--- Provided material ---

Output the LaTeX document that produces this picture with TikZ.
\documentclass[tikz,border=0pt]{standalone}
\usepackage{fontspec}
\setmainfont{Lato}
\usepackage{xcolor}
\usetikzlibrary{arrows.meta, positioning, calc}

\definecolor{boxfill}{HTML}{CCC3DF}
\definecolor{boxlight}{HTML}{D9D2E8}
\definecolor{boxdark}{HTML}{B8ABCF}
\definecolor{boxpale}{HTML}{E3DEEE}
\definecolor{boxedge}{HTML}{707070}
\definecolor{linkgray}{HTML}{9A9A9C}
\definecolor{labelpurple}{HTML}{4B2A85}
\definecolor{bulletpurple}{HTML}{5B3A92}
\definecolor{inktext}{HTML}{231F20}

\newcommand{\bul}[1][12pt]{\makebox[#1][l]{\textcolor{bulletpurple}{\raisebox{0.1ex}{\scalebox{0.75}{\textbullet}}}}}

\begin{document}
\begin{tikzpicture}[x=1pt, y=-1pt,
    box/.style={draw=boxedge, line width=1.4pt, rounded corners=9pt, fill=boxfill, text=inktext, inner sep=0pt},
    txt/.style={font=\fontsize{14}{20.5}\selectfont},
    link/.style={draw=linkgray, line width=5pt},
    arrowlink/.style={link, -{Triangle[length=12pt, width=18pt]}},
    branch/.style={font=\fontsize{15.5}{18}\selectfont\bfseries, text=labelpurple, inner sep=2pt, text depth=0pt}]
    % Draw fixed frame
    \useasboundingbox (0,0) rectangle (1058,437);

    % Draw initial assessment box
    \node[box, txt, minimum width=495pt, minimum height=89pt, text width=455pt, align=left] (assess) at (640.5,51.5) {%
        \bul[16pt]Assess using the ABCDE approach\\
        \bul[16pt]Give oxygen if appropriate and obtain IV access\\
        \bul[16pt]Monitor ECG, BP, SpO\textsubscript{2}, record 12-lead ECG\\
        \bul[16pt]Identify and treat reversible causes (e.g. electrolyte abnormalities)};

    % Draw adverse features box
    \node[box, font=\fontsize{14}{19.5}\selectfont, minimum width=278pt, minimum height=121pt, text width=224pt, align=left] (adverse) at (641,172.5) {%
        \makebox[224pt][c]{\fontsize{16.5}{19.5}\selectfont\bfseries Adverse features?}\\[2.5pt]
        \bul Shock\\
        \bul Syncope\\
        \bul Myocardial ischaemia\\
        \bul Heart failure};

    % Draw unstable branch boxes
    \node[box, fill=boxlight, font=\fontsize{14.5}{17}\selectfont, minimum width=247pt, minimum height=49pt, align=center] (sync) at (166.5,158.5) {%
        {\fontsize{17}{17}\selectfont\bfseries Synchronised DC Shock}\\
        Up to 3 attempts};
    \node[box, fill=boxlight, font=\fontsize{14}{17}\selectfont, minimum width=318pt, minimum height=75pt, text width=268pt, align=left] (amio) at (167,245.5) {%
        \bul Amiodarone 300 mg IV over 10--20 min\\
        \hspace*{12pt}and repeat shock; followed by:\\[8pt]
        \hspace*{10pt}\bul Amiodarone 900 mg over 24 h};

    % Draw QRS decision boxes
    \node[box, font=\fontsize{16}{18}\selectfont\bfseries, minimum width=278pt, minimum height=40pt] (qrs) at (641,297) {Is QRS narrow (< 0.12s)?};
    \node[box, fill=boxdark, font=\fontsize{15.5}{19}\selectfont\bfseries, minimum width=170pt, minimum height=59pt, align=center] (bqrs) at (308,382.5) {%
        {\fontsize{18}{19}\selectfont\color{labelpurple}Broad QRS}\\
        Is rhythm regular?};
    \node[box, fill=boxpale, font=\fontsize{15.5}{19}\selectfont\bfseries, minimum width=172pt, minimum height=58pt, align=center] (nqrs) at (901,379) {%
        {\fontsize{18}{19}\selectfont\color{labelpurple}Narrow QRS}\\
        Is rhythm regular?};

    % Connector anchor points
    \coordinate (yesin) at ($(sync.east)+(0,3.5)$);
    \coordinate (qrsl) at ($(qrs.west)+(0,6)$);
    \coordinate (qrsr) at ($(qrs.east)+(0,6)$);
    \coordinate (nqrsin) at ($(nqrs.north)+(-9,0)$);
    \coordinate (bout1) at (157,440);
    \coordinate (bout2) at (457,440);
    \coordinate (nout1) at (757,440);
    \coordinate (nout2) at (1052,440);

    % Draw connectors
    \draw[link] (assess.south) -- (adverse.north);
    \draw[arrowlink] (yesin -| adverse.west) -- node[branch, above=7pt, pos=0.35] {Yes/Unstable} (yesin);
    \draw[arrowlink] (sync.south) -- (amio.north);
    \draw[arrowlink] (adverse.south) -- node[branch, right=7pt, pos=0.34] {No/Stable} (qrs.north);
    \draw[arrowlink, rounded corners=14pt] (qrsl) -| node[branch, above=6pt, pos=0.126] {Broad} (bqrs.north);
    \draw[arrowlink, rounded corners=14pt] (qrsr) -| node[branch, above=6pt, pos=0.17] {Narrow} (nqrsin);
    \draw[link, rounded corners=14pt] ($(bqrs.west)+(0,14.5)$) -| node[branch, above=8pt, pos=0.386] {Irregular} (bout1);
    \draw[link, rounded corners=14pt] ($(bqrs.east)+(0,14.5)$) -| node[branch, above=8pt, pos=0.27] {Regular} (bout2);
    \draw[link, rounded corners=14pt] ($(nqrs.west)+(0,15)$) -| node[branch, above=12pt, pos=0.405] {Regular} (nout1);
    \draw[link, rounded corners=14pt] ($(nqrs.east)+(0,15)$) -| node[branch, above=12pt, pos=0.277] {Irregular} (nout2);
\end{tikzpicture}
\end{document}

---

**Work to do:** Make an exact copy of the data above.

**Right answer:**
Output the LaTeX document that produces this picture with TikZ.
\documentclass[tikz,border=0pt]{standalone}
\usepackage{fontspec}
\setmainfont{Lato}
\usepackage{xcolor}
\usetikzlibrary{arrows.meta, positioning, calc}

\definecolor{boxfill}{HTML}{CCC3DF}
\definecolor{boxlight}{HTML}{D9D2E8}
\definecolor{boxdark}{HTML}{B8ABCF}
\definecolor{boxpale}{HTML}{E3DEEE}
\definecolor{boxedge}{HTML}{707070}
\definecolor{linkgray}{HTML}{9A9A9C}
\definecolor{labelpurple}{HTML}{4B2A85}
\definecolor{bulletpurple}{HTML}{5B3A92}
\definecolor{inktext}{HTML}{231F20}

\newcommand{\bul}[1][12pt]{\makebox[#1][l]{\textcolor{bulletpurple}{\raisebox{0.1ex}{\scalebox{0.75}{\textbullet}}}}}

\begin{document}
\begin{tikzpicture}[x=1pt, y=-1pt,
    box/.style={draw=boxedge, line width=1.4pt, rounded corners=9pt, fill=boxfill, text=inktext, inner sep=0pt},
    txt/.style={font=\fontsize{14}{20.5}\selectfont},
    link/.style={draw=linkgray, line width=5pt},
    arrowlink/.style={link, -{Triangle[length=12pt, width=18pt]}},
    branch/.style={font=\fontsize{15.5}{18}\selectfont\bfseries, text=labelpurple, inner sep=2pt, text depth=0pt}]
    % Draw fixed frame
    \useasboundingbox (0,0) rectangle (1058,437);

    % Draw initial assessment box
    \node[box, txt, minimum width=495pt, minimum height=89pt, text width=455pt, align=left] (assess) at (640.5,51.5) {%
        \bul[16pt]Assess using the ABCDE approach\\
        \bul[16pt]Give oxygen if appropriate and obtain IV access\\
        \bul[16pt]Monitor ECG, BP, SpO\textsubscript{2}, record 12-lead ECG\\
        \bul[16pt]Identify and treat reversible causes (e.g. electrolyte abnormalities)};

    % Draw adverse features box
    \node[box, font=\fontsize{14}{19.5}\selectfont, minimum width=278pt, minimum height=121pt, text width=224pt, align=left] (adverse) at (641,172.5) {%
        \makebox[224pt][c]{\fontsize{16.5}{19.5}\selectfont\bfseries Adverse features?}\\[2.5pt]
        \bul Shock\\
        \bul Syncope\\
        \bul Myocardial ischaemia\\
        \bul Heart failure};

    % Draw unstable branch boxes
    \node[box, fill=boxlight, font=\fontsize{14.5}{17}\selectfont, minimum width=247pt, minimum height=49pt, align=center] (sync) at (166.5,158.5) {%
        {\fontsize{17}{17}\selectfont\bfseries Synchronised DC Shock}\\
        Up to 3 attempts};
    \node[box, fill=boxlight, font=\fontsize{14}{17}\selectfont, minimum width=318pt, minimum height=75pt, text width=268pt, align=left] (amio) at (167,245.5) {%
        \bul Amiodarone 300 mg IV over 10--20 min\\
        \hspace*{12pt}and repeat shock; followed by:\\[8pt]
        \hspace*{10pt}\bul Amiodarone 900 mg over 24 h};

    % Draw QRS decision boxes
    \node[box, font=\fontsize{16}{18}\selectfont\bfseries, minimum width=278pt, minimum height=40pt] (qrs) at (641,297) {Is QRS narrow (< 0.12s)?};
    \node[box, fill=boxdark, font=\fontsize{15.5}{19}\selectfont\bfseries, minimum width=170pt, minimum height=59pt, align=center] (bqrs) at (308,382.5) {%
        {\fontsize{18}{19}\selectfont\color{labelpurple}Broad QRS}\\
        Is rhythm regular?};
    \node[box, fill=boxpale, font=\fontsize{15.5}{19}\selectfont\bfseries, minimum width=172pt, minimum height=58pt, align=center] (nqrs) at (901,379) {%
        {\fontsize{18}{19}\selectfont\color{labelpurple}Narrow QRS}\\
        Is rhythm regular?};

    % Connector anchor points
    \coordinate (yesin) at ($(sync.east)+(0,3.5)$);
    \coordinate (qrsl) at ($(qrs.west)+(0,6)$);
    \coordinate (qrsr) at ($(qrs.east)+(0,6)$);
    \coordinate (nqrsin) at ($(nqrs.north)+(-9,0)$);
    \coordinate (bout1) at (157,440);
    \coordinate (bout2) at (457,440);
    \coordinate (nout1) at (757,440);
    \coordinate (nout2) at (1052,440);

    % Draw connectors
    \draw[link] (assess.south) -- (adverse.north);
    \draw[arrowlink] (yesin -| adverse.west) -- node[branch, above=7pt, pos=0.35] {Yes/Unstable} (yesin);
    \draw[arrowlink] (sync.south) -- (amio.north);
    \draw[arrowlink] (adverse.south) -- node[branch, right=7pt, pos=0.34] {No/Stable} (qrs.north);
    \draw[arrowlink, rounded corners=14pt] (qrsl) -| node[branch, above=6pt, pos=0.126] {Broad} (bqrs.north);
    \draw[arrowlink, rounded corners=14pt] (qrsr) -| node[branch, above=6pt, pos=0.17] {Narrow} (nqrsin);
    \draw[link, rounded corners=14pt] ($(bqrs.west)+(0,14.5)$) -| node[branch, above=8pt, pos=0.386] {Irregular} (bout1);
    \draw[link, rounded corners=14pt] ($(bqrs.east)+(0,14.5)$) -| node[branch, above=8pt, pos=0.27] {Regular} (bout2);
    \draw[link, rounded corners=14pt] ($(nqrs.west)+(0,15)$) -| node[branch, above=12pt, pos=0.405] {Regular} (nout1);
    \draw[link, rounded corners=14pt] ($(nqrs.east)+(0,15)$) -| node[branch, above=12pt, pos=0.277] {Irregular} (nout2);
\end{tikzpicture}
\end{document}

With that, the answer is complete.